- **Short problem**: Emit a verbatim copy of the lines below from the line with "Reproduce this diagram with TikZ." through the line with "(1850,0) rectangle (1953,778);", excluding pictures and everything outside that range.

- **Information shown**:
—————

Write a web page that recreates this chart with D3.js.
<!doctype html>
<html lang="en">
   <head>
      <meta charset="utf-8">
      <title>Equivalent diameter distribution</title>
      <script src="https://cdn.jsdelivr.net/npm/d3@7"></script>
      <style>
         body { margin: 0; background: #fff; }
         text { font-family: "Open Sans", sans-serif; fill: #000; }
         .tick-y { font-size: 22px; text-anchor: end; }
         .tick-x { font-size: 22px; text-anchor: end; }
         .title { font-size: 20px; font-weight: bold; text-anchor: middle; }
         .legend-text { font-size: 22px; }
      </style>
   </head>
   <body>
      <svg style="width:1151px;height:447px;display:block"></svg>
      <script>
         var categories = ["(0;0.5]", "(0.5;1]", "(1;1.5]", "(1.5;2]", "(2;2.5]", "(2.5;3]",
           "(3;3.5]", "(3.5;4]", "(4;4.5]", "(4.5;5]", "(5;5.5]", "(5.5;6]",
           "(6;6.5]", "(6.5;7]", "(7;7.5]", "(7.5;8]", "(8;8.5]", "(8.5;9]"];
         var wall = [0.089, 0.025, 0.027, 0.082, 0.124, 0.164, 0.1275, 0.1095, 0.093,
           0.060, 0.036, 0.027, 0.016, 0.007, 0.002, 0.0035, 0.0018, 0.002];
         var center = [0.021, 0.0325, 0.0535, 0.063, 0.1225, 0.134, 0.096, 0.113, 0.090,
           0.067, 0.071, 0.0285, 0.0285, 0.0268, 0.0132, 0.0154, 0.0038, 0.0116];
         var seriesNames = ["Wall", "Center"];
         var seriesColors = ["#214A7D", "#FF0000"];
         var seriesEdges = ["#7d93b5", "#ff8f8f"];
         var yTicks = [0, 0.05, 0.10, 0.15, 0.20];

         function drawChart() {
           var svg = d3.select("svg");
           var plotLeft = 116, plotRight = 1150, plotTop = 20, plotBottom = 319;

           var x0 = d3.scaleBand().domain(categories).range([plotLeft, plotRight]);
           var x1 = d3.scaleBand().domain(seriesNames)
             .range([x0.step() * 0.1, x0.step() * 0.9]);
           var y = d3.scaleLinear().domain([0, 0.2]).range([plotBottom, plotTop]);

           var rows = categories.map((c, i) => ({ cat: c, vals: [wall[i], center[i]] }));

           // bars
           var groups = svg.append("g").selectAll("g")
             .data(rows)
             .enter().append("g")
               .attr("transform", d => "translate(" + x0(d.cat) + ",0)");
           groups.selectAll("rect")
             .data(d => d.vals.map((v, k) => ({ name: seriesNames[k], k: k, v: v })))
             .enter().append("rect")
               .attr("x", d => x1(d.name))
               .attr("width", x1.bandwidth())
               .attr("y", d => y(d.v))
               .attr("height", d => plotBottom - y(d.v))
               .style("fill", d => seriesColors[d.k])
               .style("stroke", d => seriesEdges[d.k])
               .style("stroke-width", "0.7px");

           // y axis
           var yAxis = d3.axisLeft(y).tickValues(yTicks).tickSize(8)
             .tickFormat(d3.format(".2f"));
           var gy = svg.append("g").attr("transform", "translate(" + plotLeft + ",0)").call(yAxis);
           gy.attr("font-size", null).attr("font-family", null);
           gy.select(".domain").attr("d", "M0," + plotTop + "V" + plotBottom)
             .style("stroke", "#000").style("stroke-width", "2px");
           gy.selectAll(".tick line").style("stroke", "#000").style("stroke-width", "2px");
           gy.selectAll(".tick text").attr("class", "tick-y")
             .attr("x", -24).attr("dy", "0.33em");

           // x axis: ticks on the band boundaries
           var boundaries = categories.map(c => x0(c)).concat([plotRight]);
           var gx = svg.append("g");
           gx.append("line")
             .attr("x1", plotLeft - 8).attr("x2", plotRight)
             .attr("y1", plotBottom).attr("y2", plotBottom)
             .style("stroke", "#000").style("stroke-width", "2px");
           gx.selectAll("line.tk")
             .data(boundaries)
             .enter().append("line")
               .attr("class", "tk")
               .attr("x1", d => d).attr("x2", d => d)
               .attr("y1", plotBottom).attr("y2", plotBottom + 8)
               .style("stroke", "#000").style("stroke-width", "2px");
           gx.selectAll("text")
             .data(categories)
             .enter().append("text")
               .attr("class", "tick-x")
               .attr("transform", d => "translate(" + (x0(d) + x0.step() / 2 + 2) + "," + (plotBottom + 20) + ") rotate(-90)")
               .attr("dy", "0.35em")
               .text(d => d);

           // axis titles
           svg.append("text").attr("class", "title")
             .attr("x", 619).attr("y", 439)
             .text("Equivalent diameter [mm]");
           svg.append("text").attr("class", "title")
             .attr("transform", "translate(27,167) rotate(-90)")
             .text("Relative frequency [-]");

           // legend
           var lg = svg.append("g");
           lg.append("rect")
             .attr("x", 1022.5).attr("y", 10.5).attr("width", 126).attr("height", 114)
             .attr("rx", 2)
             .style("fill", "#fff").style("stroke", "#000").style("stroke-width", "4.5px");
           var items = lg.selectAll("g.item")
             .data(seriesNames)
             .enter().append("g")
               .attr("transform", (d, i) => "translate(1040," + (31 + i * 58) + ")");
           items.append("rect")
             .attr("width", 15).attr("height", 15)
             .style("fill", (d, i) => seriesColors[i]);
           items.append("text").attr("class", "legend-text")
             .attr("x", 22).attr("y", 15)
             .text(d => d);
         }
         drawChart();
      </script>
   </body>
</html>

—————

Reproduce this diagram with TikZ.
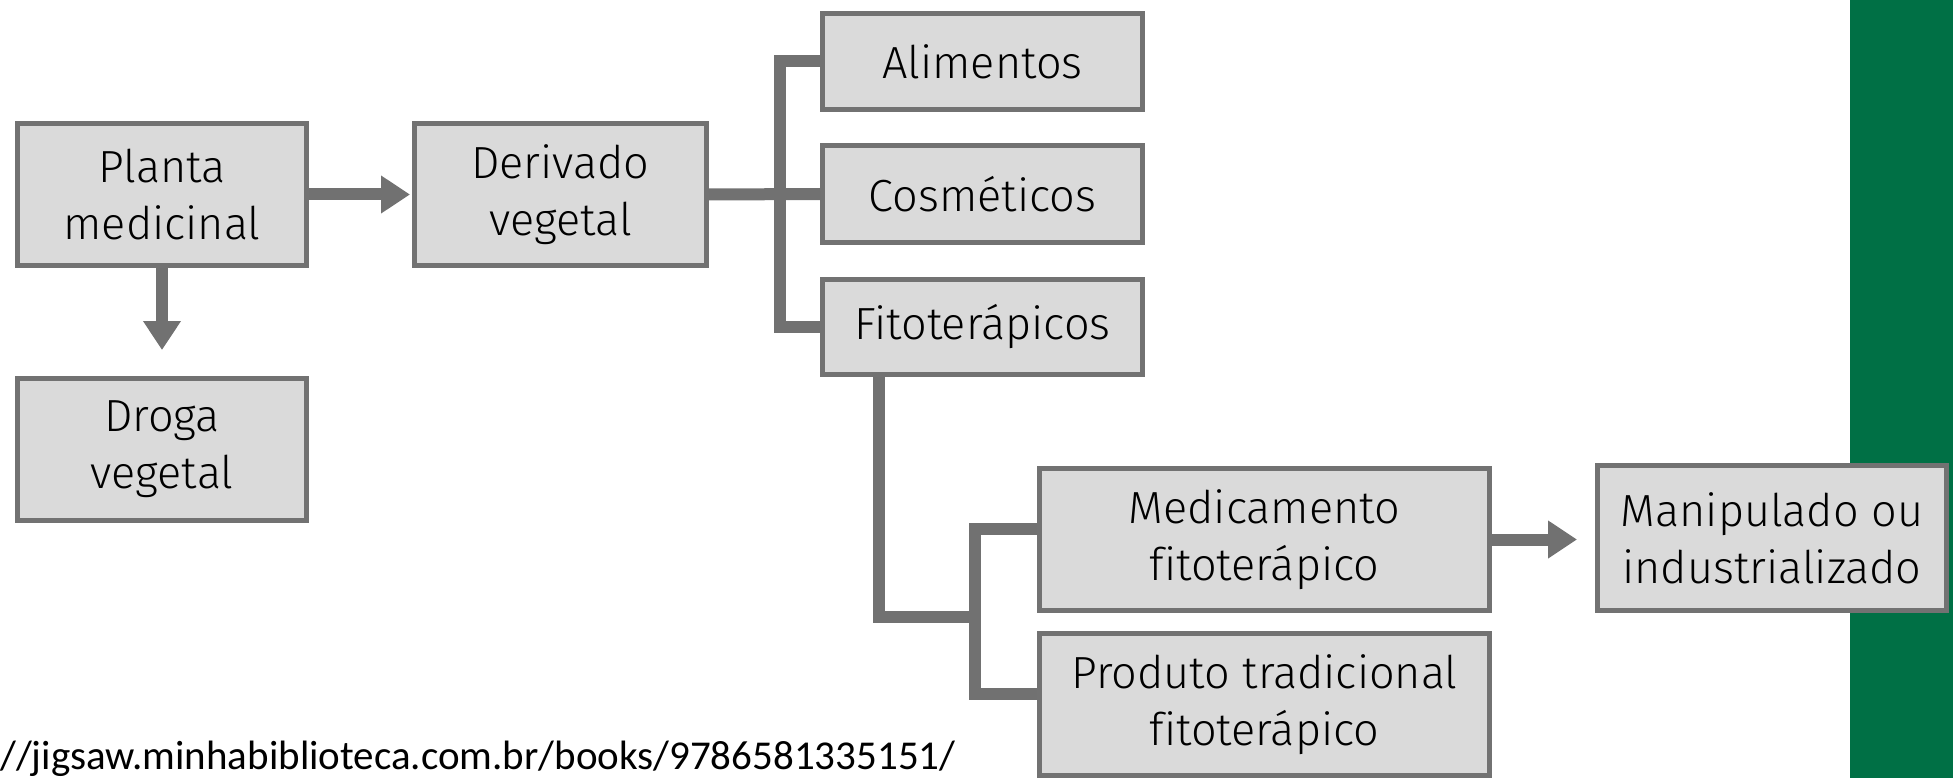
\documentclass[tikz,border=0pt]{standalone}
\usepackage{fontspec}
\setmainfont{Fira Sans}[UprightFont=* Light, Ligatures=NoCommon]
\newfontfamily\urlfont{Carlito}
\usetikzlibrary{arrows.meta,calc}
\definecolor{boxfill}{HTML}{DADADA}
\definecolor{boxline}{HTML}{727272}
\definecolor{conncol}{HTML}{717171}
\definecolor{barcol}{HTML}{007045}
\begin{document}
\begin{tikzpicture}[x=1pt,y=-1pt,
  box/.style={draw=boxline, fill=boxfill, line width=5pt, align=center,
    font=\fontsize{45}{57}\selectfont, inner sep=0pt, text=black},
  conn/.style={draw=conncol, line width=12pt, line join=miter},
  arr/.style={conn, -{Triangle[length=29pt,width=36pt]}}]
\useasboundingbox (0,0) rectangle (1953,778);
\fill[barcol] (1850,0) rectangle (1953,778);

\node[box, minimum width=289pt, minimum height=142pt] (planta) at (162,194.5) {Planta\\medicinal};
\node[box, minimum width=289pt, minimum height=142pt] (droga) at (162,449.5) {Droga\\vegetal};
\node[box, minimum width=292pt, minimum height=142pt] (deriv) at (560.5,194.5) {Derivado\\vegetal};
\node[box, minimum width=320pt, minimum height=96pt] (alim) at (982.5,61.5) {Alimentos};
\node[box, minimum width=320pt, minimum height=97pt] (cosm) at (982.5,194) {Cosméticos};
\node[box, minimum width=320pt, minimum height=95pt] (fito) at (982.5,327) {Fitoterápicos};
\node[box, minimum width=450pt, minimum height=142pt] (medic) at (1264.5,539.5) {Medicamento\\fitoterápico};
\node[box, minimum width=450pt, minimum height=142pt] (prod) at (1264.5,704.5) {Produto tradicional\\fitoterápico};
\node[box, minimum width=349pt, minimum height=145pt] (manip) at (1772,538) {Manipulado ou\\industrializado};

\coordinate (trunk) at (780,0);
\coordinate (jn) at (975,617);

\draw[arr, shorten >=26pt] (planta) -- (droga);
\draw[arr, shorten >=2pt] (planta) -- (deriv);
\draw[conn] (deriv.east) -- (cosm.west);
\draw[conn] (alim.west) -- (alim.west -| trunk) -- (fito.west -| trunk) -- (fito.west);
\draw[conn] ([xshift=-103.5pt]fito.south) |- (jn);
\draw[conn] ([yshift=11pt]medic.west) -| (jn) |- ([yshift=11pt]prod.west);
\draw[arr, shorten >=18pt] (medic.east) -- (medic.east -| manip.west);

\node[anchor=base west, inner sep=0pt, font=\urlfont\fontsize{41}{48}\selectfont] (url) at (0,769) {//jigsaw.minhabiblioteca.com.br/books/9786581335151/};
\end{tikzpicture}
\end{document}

—————

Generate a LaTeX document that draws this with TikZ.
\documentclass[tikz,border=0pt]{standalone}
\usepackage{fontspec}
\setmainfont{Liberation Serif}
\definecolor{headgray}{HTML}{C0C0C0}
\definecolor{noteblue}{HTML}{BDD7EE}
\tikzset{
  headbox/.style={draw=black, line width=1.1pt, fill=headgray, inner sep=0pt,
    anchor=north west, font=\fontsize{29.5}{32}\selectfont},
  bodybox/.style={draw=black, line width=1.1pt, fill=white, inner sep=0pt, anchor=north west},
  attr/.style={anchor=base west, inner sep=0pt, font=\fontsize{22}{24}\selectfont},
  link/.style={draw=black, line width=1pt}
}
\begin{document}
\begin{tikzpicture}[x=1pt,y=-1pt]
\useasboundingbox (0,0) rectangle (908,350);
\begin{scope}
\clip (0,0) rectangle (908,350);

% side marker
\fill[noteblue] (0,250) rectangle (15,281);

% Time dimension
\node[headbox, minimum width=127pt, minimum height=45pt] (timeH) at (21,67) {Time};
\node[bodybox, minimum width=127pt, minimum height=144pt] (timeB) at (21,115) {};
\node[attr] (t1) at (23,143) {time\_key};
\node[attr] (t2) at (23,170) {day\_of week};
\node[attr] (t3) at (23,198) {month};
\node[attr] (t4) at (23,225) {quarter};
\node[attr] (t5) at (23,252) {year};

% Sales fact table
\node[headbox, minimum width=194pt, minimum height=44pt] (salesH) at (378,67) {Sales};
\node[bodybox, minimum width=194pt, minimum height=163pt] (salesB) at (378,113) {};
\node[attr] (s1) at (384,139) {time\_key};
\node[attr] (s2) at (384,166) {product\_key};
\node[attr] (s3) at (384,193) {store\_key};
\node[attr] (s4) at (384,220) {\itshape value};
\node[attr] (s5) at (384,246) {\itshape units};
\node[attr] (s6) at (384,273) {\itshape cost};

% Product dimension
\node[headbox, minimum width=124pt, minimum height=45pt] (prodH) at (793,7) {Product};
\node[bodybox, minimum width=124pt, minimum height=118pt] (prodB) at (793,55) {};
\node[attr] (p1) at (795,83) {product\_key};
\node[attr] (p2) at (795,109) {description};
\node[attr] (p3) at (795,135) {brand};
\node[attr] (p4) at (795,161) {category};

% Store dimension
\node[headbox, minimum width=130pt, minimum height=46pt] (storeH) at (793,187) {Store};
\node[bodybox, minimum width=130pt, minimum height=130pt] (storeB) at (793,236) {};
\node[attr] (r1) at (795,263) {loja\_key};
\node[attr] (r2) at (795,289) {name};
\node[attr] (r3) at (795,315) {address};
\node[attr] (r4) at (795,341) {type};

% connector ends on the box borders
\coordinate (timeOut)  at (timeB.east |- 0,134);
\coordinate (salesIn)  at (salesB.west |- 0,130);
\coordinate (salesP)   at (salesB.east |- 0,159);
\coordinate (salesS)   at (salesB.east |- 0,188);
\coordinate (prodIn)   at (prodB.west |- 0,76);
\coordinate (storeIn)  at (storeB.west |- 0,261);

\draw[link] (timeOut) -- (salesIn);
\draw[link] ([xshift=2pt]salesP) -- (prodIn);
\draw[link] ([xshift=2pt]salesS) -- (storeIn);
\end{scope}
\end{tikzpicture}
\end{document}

—————

- **Output of the exercise**:
Reproduce this diagram with TikZ.
\documentclass[tikz,border=0pt]{standalone}
\usepackage{fontspec}
\setmainfont{Fira Sans}[UprightFont=* Light, Ligatures=NoCommon]
\newfontfamily\urlfont{Carlito}
\usetikzlibrary{arrows.meta,calc}
\definecolor{boxfill}{HTML}{DADADA}
\definecolor{boxline}{HTML}{727272}
\definecolor{conncol}{HTML}{717171}
\definecolor{barcol}{HTML}{007045}
\begin{document}
\begin{tikzpicture}[x=1pt,y=-1pt,
  box/.style={draw=boxline, fill=boxfill, line width=5pt, align=center,
    font=\fontsize{45}{57}\selectfont, inner sep=0pt, text=black},
  conn/.style={draw=conncol, line width=12pt, line join=miter},
  arr/.style={conn, -{Triangle[length=29pt,width=36pt]}}]
\useasboundingbox (0,0) rectangle (1953,778);
\fill[barcol] (1850,0) rectangle (1953,778);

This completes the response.